- Problem to work on: Extract each line bearing the word "this".

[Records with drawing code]
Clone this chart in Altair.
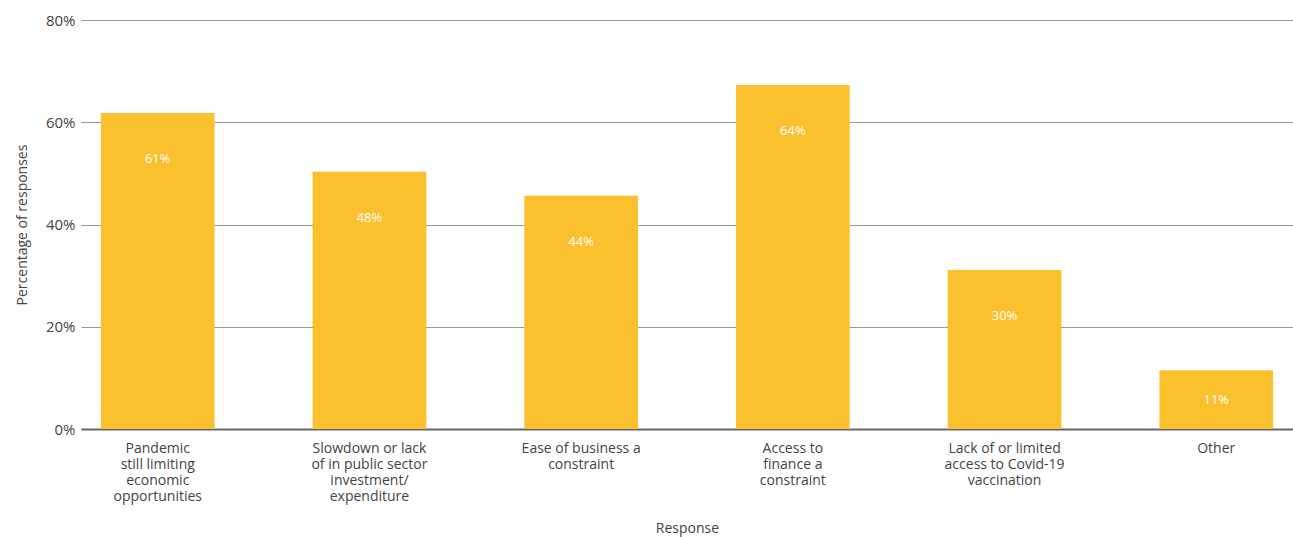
import altair as alt
import pandas as pd

categories = [
    "Pandemic\nstill limiting\neconomic\nopportunities",
    "Slowdown or lack\nof in public sector\ninvestment/\nexpenditure",
    "Ease of business a\nconstraint",
    "Access to\nfinance a\nconstraint",
    "Lack of or limited\naccess to Covid-19\nvaccination",
    "Other",
]
bar_values = [61.8, 50.3, 45.6, 67.3, 31.1, 11.5]
label_texts = ["61%", "48%", "44%", "64%", "30%", "11%"]

df = pd.DataFrame({"cat": categories, "value": bar_values, "label": label_texts})

FONT = "Open Sans"
x = alt.X(
    "cat:N",
    sort=categories,
    title="Response",
    scale=alt.Scale(paddingInner=0.463, paddingOuter=0.094),
    axis=alt.Axis(
        labelAngle=0,
        labelExpr="split(datum.value, '\\n')",
        labelFont=FONT,
        labelFontSize=14,
        labelColor="#444444",
        labelLineHeight=16,
        labelPadding=12,
        labelBaseline="top",
        ticks=False,
        domainColor="#666666",
        domainWidth=2,
        titleFont=FONT,
        titleFontSize=14,
        titleFontWeight="normal",
        titleColor="#444444",
        titlePadding=18,
    ),
)

bars = alt.Chart(df).mark_bar(color="#FBC02D").encode(
    x=x,
    y=alt.Y(
        "value:Q",
        title="Percentage of responses",
        scale=alt.Scale(domain=[0, 80]),
        axis=alt.Axis(
            values=[0, 20, 40, 60, 80],
            labelExpr="datum.value + '%'",
            labelFont=FONT,
            labelFontSize=15,
            labelColor="#444444",
            labelPadding=6,
            ticks=False,
            domain=False,
            grid=True,
            gridColor="#999999",
            gridWidth=1,
            titleFont=FONT,
            titleFontSize=14,
            titleFontWeight="normal",
            titleColor="#444444",
            titlePadding=16,
        ),
    ),
)

text = alt.Chart(df).transform_calculate(
    ly="max(datum.value - 9, datum.value / 2)"
).mark_text(color="white", font=FONT, fontSize=13, baseline="middle").encode(
    x=alt.X("cat:N", sort=categories),
    y=alt.Y("ly:Q"),
    text="label:N",
)

chart = (
    alt.layer(bars, text)
    .properties(
        width=1212,
        height=409,
        autosize=alt.AutoSizeParams(type="none"),
        padding={"left": 81, "top": 20, "right": 0, "bottom": 108},
    )
    .configure_view(stroke=None)
)

chart.save("out.html", embed_options={"renderer": "svg", "actions": False})
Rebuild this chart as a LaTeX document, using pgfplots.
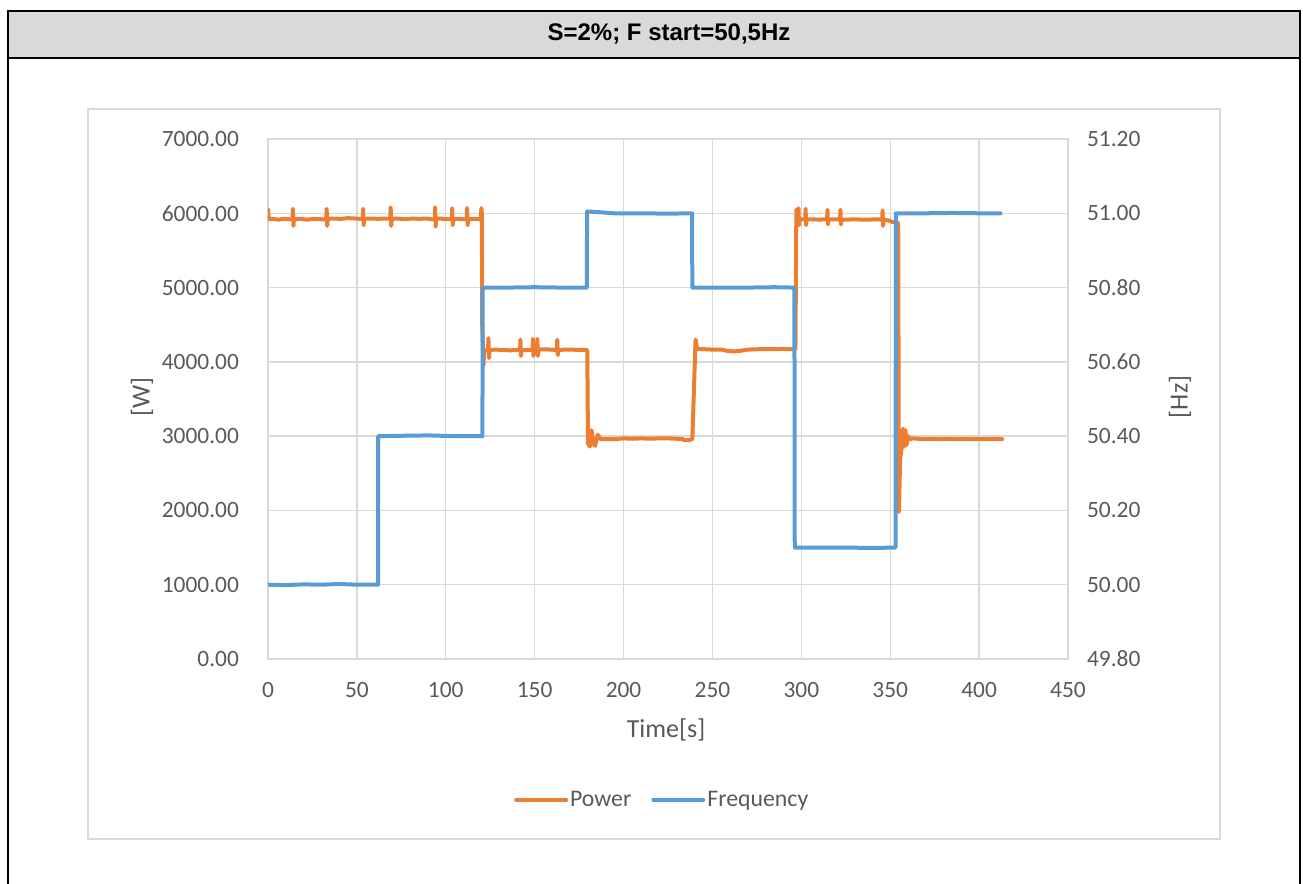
\documentclass[border=0pt]{standalone}
\usepackage{pgfplots}
\pgfplotsset{compat=1.18}
\usepackage{fontspec}
\setmainfont{Carlito}
\newfontfamily\arialfont{Liberation Sans}
\definecolor{pow}{HTML}{ED7D31}
\definecolor{frq}{HTML}{5B9BD5}
\definecolor{gridc}{HTML}{D9D9D9}
\definecolor{txt}{HTML}{595959}
\definecolor{titlebg}{HTML}{D9D9D9}
\pgfplotsset{
  commonax/.style={
    at={(134pt,-329.5pt)}, anchor=south west, scale only axis,
    width=400pt, height=260pt, xmin=0, xmax=450,
    major tick length=0pt,
    /pgf/number format/assume math mode=true,
    tick label style={text=txt, font=\fontsize{11.7}{14}\selectfont},
    label style={text=txt, font=\fontsize{13}{15}\selectfont},
    axis line style={gridc, line width=0.7pt},
  }
}
\begin{document}
\begin{tikzpicture}[x=0.5pt,y=-0.5pt]
\useasboundingbox (0,0) rectangle (1303,884);
\begin{scope}
\clip (0,0) rectangle (1303,884);
\fill[titlebg] (8,11) rectangle (1300,58);
\draw[line width=1.2pt] (8,900) -- (8,11) -- (1300,11) -- (1300,900);
\draw[line width=1.2pt] (8,58) -- (1300,58);
\end{scope}
\draw[gridc, line width=0.7pt] (88,109) rectangle (1220,839);
\node[font=\arialfont\bfseries\fontsize{12}{14}\selectfont] at (669,34) {S=2\%; F start=50,5Hz};

\begin{axis}[commonax,
  ymin=0, ymax=7000,
  xtick={0,50,...,450}, ytick={0,1000,...,7000},
  grid=major, major grid style={gridc, line width=0.7pt},
  yticklabel style={/pgf/number format/fixed, /pgf/number format/fixed zerofill, /pgf/number format/precision=2, /pgf/number format/1000 sep={}, xshift=-11pt},
  xticklabel style={yshift=-8pt},
  xlabel={Time[s]}, ylabel={[W]},
  xlabel style={at={(axis description cs:0.4975,-0.1365)}, anchor=center},
  ylabel style={at={(axis description cs:-0.1575,0.504)}, anchor=center},
]
\addplot[pow, line width=2pt, line join=round, line cap=round] coordinates {
(0,6050)(0.4,5930)(1,5920)(3,5925)(6,5915)(9,5925)(12,5920)
(13.8,5920)(14,6060)(14.3,5830)(14.6,5920)
(18,5925)(22,5915)(26,5925)(30,5920)
(32.8,5920)(33,6060)(33.3,5830)(33.6,5925)
(37,5930)(41,5925)(45,5935)(49,5930)(52,5925)
(53.3,5925)(53.5,6060)(53.8,5840)(54.1,5925)
(58,5930)(62,5925)(66,5930)(68.8,5925)
(69,6080)(69.3,5830)(69.6,5925)
(73,5930)(77,5920)(81,5930)(85,5925)(89,5930)(92,5920)(93.8,5920)
(94,6080)(94.3,5820)(94.6,5925)
(97,5930)(100,5920)(103.4,5925)
(103.6,6070)(103.9,5840)(104.2,5920)
(107,5925)(110,5920)(111.8,5925)(112,6070)(112.3,5840)(112.6,5920)
(116,5925)(119.8,5920)(120.0,6070)(120.3,6000)(120.5,4500)(121.2,3950)(121.6,4150)
(123,4160)(123.8,4160)(124,4320)(124.3,4050)(124.6,4160)
(128,4165)(132,4160)(136,4155)(140,4160)(141.8,4160)(142,4300)(142.3,4080)(142.6,4155)
(146,4160)(148.8,4160)(149,4310)(149.3,4080)(149.6,4155)(151.3,4160)(151.5,4310)(151.8,4080)(152.1,4165)
(156,4170)(159,4165)(162.5,4160)(162.7,4300)(163,4090)(163.3,4160)
(167,4165)(171,4165)(175,4160)(179.2,4160)(179.6,4150)
(180.0,2900)(181,2860)(182,3080)(183,2900)(184,2870)(185.5,3020)(187,2960)
(190,2960)(195,2960)(200,2970)(205,2965)(210,2970)(215,2965)(220,2970)(225,2970)(230,2965)(233,2965)(234,2945)(237,2945)(238,2955)(238.7,2960)
(240.5,4300)(241.2,4200)(241.6,4170)
(246,4170)(250,4165)(255,4165)(258,4150)(262,4140)(266,4150)(270,4165)(275,4170)(280,4170)(285,4170)(290,4175)(294,4170)(296.7,4170)
(297.2,6050)(297.7,5920)(298.2,5920)(298.4,6070)(298.7,5840)(299,5920)
(302.2,5920)(302.4,6060)(302.7,5840)(303,5915)
(306,5920)(310,5915)(314.5,5920)(314.7,6050)(315,5850)(315.3,5915)
(318,5920)(321.8,5920)(322,6050)(322.3,5850)(322.6,5915)
(326,5915)(330,5920)(334,5915)(338,5915)(342,5920)(345.5,5915)(345.7,6040)(346,5830)(346.3,5910)
(349,5905)(351,5885)(353.5,5875)(354.5,5870)
(354.9,1980)(355.6,2700)(356.5,2850)(357.2,3100)(357.9,2860)(358.6,3080)(359.2,2880)(360,3000)(361,2960)
(363,2970)(368,2960)(373,2965)(378,2960)(383,2965)(388,2960)(393,2965)(398,2960)(403,2960)(408,2965)(413,2960)
};
\end{axis}

\begin{axis}[commonax,
  ymin=49.8, ymax=51.2,
  axis y line*=right, axis x line=none,
  ytick={49.8,50.0,50.2,50.4,50.6,50.8,51.0,51.2},
  yticklabel style={/pgf/number format/fixed, /pgf/number format/fixed zerofill, /pgf/number format/precision=2, xshift=6pt},
  ylabel={[Hz]},
  ylabel style={at={(axis description cs:1.14,0.504)}, anchor=center},
  legend style={at={(axis description cs:0.494,-0.271)}, anchor=center, draw=none, fill=none,
    legend columns=-1, font=\fontsize{11.9}{14}\selectfont, text=txt,
    /tikz/every even column/.append style={column sep=8pt},
    /tikz/every odd column/.append style={column sep=-1pt}},
  legend image code/.code={\draw[#1, line cap=round] (0pt,0pt) -- (25pt,0pt);},
]
\addlegendimage{pow, line width=2pt}
\addlegendentry{Power}
\addplot[frq, line width=2pt, line join=round, line cap=round] coordinates {
(0,50.0)(10,49.999)(20,50.001)(30,50.0)(40,50.002)(50,50.0)(61.9,50.0)
(62.0,50.4)(75,50.401)(90,50.402)(105,50.4)(120.6,50.4)
(120.8,50.8)(135,50.8)(150,50.801)(165,50.8)(179.3,50.8)
(179.5,51.005)(195,51.0)(210,51.0)(225,50.999)(238.5,51.0)
(238.7,50.8)(255,50.8)(270,50.8)(285,50.801)(296.1,50.8)
(296.3,50.1)(310,50.1)(325,50.1)(340,50.099)(353,50.1)
(353.2,51.0)(370,51.0)(385,51.001)(400,51.0)(412,51.0)
};
\addlegendentry{Frequency}
\end{axis}
\end{tikzpicture}
\end{document}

- The completed task:
Clone this chart in Altair.
Rebuild this chart as a LaTeX document, using pgfplots.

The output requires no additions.